Thursday, June 4, 2015

Running Out of Options on a Deal With Greece

by Yannis Palaiologos

Wall Street Journal

June 4, 2015

After numerous false pronouncements of an imminent deal, negotiations between Athens and its creditors are now in the final stretch. By the end of next week we should know if an agreement is possible.

This week has seen the first substantive progress in some time, as the European Central Bank, European Commission and International Monetary Fund reached a consensus among themselves on the conditions they would demand from Athens in exchange for unlocking the remaining €7.2 billion ($8.11 billion) of aid from Greece’s 2012 bailout.
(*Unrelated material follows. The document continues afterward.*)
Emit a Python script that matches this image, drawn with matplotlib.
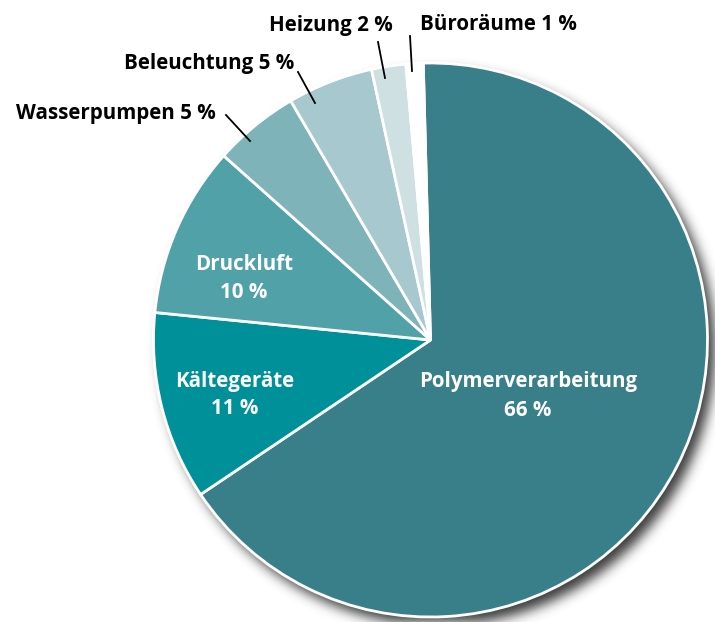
import numpy as np
import matplotlib
matplotlib.use("Agg")
import matplotlib.pyplot as plt

categories = ["Polymerverarbeitung", "Kältegeräte", "Druckluft", "Wasserpumpen",
              "Beleuchtung", "Heizung", "Büroräume"]
values = [66, 11, 10, 5, 5, 2, 1]
colors = ["#387f89", "#00909a", "#50a2a8", "#7fb3ba", "#a7c8ce", "#cfe0e3", "#ffffff"]

W, H = 715, 622
fig = plt.figure(figsize=(W / 100, H / 100), dpi=100)
ax = fig.add_axes([0, 0, 1, 1])

cx, cy, R = 430.5, H - 340, 277

# drop shadow: blurred disk offset to lower right
yy, xx = np.mgrid[0:H, 0:W]
sx, sy = cx + 7, cy - 9
disk = (((xx - sx) ** 2 + (yy - sy) ** 2) <= R ** 2).astype(float)
sig = 6
k = np.arange(-3 * sig, 3 * sig + 1)
g = np.exp(-k ** 2 / (2 * sig ** 2)); g /= g.sum()
blur = np.apply_along_axis(lambda r: np.convolve(r, g, mode="same"), 1, disk)
blur = np.apply_along_axis(lambda c: np.convolve(c, g, mode="same"), 0, blur)
shadow = np.zeros((H, W, 4))
shadow[..., :3] = 0.15
shadow[..., 3] = blur * 0.9
ax.imshow(shadow, extent=(0, W, 0, H), origin="lower", zorder=0, interpolation="bilinear")

wedges, _ = ax.pie(values, colors=colors, startangle=91.5, counterclock=False,
                   center=(cx, cy), radius=R,
                   wedgeprops=dict(edgecolor="white", linewidth=2))
for w in wedges:
    w.set_zorder(2)

ax.set_xlim(0, W)
ax.set_ylim(0, H)
ax.set_aspect("equal")
ax.axis("off")

fam = ["Open Sans", "DejaVu Sans"]
fs = 14.8

# inner labels
inner = {0: (528, 382), 1: (235, 381), 2: (244, 264)}
for i, (x, y) in inner.items():
    ax.text(x, H - y, categories[i], color="white", fontsize=fs, fontweight="bold",
            family=fam, ha="center", va="center", zorder=5)
    ax.text(x, H - y - 28, f"{values[i]} %", color="white", fontsize=fs, fontweight="bold",
            family=fam, ha="center", va="center", zorder=5)

# outer labels with leader lines
outer = {
    3: ((216, 114), "right", ((226, 115), (250, 141))),
    4: ((294, 64), "right", ((298, 72), (315, 103))),
    5: ((393, 25), "right", ((378, 42), (385, 78))),
    6: ((420, 25), "left", ((410, 36), (412, 71))),
}
for i, ((x, y), ha, ((x1, y1), (x2, y2))) in outer.items():
    ax.text(x, H - y, f"{categories[i]} {values[i]} %", color="black", fontsize=fs,
            fontweight="bold", family=fam, ha=ha, va="center", zorder=5)
    ax.plot([x1, x2], [H - y1, H - y2], color="black", lw=1.3, zorder=5)

fig.savefig("out.png", dpi=100)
Athens needs the cash to meet debt repayments due this month—and it needs an accord with creditors so that the ECB will continue to offer liquidity assistance to its struggling banks.

The offer represents a serious blow to Prime Minister Alexis Tsipras and his left-wing Syriza party, which rode to power in January promising to recast Greece’s relationship with its creditors. The only (not insignificant) success Mr. Tsipras can claim at this point is a reduction in the fiscal targets under the bailout. Creditors are proposing a budget-surplus target, excluding debt service, of 1% of gross domestic product in 2015, 2% in 2016, 3% in 2017 and 3.5% in 2018. The targets of the old program were 3% for 2015, 4.5% in 2016-7 and 4.2% in 2018. Mr. Tsipras signalled in Brussels early Thursday that he viewed the creditors’ proposal as positive on this front—and it is indeed quite close to the Greek proposal, which also rises to 3.5% in 2018.